╭─ DATA SHOWN

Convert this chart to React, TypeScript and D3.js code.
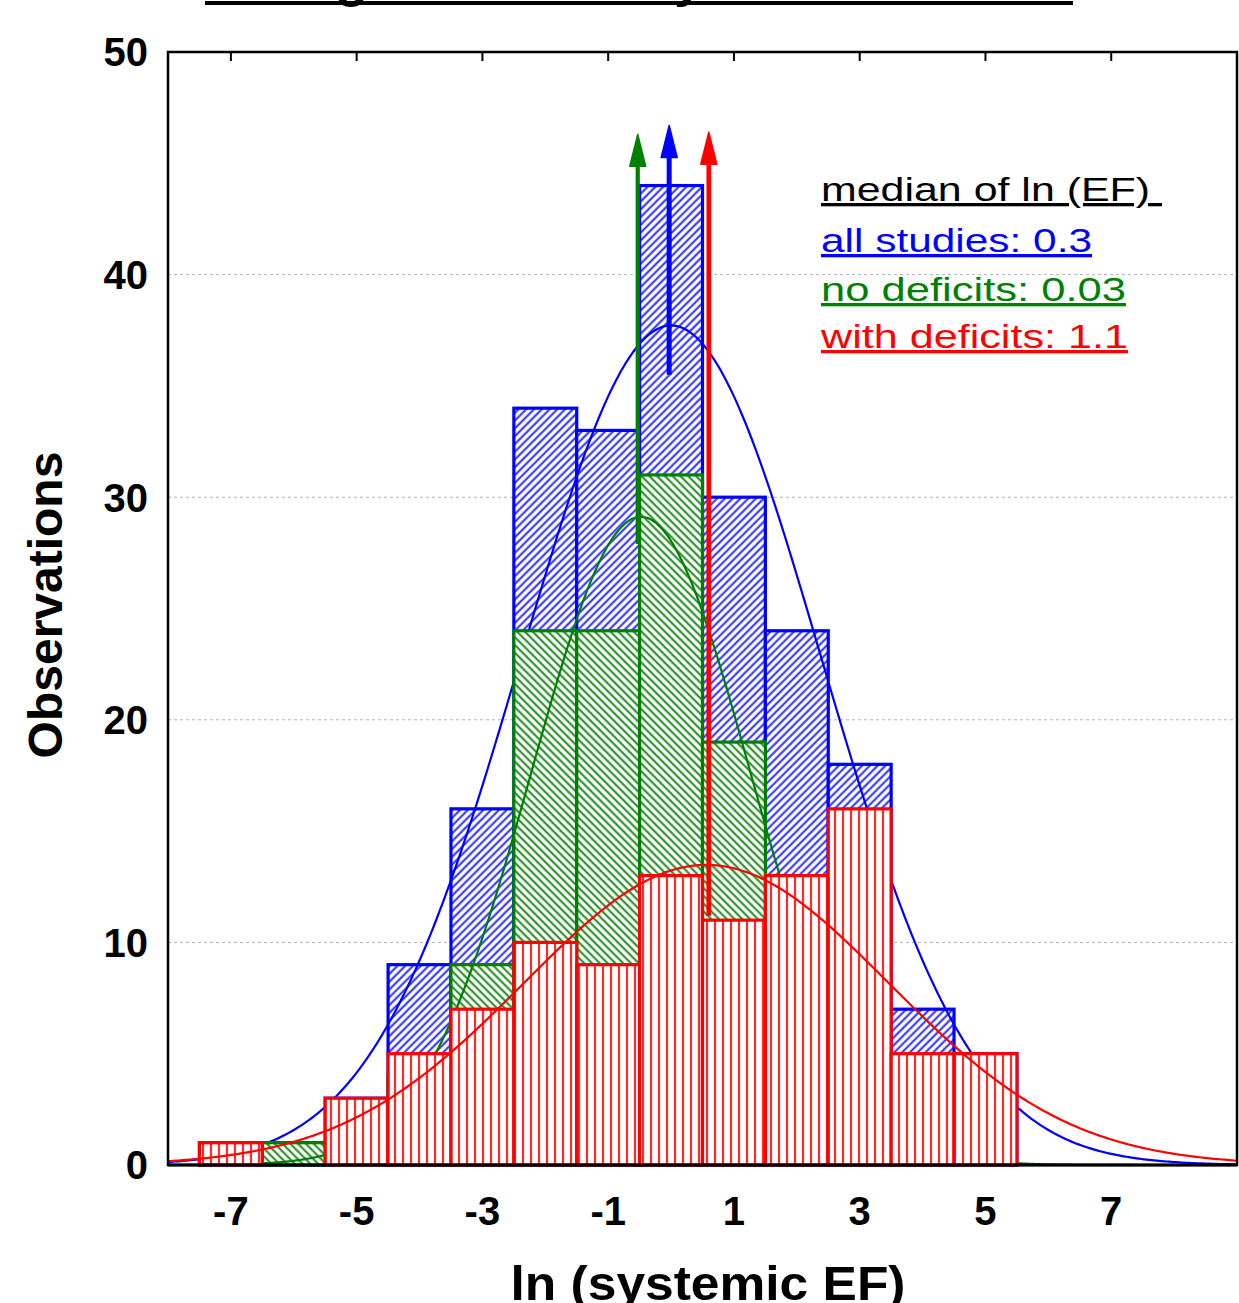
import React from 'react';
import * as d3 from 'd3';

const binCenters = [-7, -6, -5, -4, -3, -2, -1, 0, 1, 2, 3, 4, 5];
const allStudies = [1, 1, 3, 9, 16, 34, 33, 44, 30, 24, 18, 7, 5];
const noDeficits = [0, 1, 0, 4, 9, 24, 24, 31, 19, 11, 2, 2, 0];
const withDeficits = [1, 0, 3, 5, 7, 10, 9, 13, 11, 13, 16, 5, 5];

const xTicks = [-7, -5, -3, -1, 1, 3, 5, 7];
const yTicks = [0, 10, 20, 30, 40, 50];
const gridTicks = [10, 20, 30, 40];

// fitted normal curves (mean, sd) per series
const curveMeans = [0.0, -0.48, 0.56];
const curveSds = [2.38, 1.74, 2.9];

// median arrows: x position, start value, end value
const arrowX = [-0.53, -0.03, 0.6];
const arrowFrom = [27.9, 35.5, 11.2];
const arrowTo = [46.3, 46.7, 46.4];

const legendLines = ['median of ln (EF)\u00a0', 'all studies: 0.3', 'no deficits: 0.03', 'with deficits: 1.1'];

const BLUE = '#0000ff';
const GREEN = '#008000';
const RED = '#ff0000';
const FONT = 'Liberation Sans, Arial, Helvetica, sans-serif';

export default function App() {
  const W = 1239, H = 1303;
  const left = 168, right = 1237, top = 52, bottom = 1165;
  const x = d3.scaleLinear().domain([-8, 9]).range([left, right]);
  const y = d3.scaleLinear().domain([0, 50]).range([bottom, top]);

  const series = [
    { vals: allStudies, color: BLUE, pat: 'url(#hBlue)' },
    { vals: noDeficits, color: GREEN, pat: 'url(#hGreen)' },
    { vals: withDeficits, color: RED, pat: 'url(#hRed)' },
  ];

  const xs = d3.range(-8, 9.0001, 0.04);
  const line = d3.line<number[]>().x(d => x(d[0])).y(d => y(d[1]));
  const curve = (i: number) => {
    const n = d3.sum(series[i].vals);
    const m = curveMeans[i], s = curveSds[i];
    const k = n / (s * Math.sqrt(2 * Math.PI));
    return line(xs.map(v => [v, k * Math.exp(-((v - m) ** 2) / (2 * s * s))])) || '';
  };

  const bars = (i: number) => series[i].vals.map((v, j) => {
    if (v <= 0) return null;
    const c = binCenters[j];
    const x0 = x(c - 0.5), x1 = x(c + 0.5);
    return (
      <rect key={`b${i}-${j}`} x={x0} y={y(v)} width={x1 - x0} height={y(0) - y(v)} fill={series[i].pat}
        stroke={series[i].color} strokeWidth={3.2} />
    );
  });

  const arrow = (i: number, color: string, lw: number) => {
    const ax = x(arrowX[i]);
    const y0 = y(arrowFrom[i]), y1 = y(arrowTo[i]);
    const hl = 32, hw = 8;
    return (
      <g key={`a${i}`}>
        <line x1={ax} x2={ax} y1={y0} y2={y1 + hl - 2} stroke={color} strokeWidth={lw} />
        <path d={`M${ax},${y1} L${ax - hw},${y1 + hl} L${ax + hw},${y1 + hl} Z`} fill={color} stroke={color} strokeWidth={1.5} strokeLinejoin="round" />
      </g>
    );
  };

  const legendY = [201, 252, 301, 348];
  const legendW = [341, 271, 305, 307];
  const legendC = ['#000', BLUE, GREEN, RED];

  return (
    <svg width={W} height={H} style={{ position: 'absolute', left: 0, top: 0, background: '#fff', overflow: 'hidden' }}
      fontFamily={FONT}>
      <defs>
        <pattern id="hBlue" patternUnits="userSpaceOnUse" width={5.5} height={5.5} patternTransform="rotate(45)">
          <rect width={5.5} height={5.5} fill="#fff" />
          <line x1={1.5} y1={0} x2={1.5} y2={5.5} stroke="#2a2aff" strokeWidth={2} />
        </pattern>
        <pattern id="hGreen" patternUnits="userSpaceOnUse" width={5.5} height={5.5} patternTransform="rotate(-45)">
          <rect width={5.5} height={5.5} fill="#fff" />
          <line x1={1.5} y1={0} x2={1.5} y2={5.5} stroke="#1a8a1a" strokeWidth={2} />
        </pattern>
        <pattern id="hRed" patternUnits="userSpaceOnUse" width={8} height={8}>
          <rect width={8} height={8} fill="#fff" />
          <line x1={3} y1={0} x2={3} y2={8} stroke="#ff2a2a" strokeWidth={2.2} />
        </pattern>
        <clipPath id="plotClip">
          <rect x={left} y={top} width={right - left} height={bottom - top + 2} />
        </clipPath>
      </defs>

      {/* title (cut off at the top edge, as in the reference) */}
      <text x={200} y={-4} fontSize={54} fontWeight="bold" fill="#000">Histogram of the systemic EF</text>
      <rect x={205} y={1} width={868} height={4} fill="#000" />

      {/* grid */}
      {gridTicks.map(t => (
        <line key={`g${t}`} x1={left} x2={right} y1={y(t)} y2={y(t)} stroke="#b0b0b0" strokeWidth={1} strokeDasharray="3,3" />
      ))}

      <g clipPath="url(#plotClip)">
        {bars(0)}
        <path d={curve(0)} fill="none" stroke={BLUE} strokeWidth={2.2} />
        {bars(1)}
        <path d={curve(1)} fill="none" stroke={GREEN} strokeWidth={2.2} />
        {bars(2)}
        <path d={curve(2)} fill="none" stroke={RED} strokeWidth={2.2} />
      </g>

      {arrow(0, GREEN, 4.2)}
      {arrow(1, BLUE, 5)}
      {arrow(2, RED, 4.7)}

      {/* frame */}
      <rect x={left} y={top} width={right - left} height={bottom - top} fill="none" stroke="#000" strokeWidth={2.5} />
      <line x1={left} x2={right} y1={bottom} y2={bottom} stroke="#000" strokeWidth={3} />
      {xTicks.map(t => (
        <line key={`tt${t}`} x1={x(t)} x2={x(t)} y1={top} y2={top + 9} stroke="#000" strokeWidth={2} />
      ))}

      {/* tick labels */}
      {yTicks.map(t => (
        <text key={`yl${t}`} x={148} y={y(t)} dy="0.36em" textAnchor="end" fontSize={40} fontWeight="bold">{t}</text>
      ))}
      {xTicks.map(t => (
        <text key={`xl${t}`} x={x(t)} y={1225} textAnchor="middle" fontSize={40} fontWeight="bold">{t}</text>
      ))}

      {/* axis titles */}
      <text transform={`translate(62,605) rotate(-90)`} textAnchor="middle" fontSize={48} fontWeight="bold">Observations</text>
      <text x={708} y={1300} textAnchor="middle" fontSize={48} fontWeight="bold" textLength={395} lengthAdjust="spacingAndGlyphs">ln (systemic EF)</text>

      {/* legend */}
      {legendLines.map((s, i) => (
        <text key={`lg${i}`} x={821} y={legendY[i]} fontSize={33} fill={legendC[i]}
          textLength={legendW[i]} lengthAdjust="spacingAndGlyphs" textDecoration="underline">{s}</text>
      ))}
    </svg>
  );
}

╰─

● TASK GOAL: Starting with the first line of the data above and ending with the line containing "import * as d3 from 'd3';", please restate every line exactly, leaving images out.

● ANSWER FOR THE TASK:
Convert this chart to React, TypeScript and D3.js code.
import React from 'react';
import * as d3 from 'd3';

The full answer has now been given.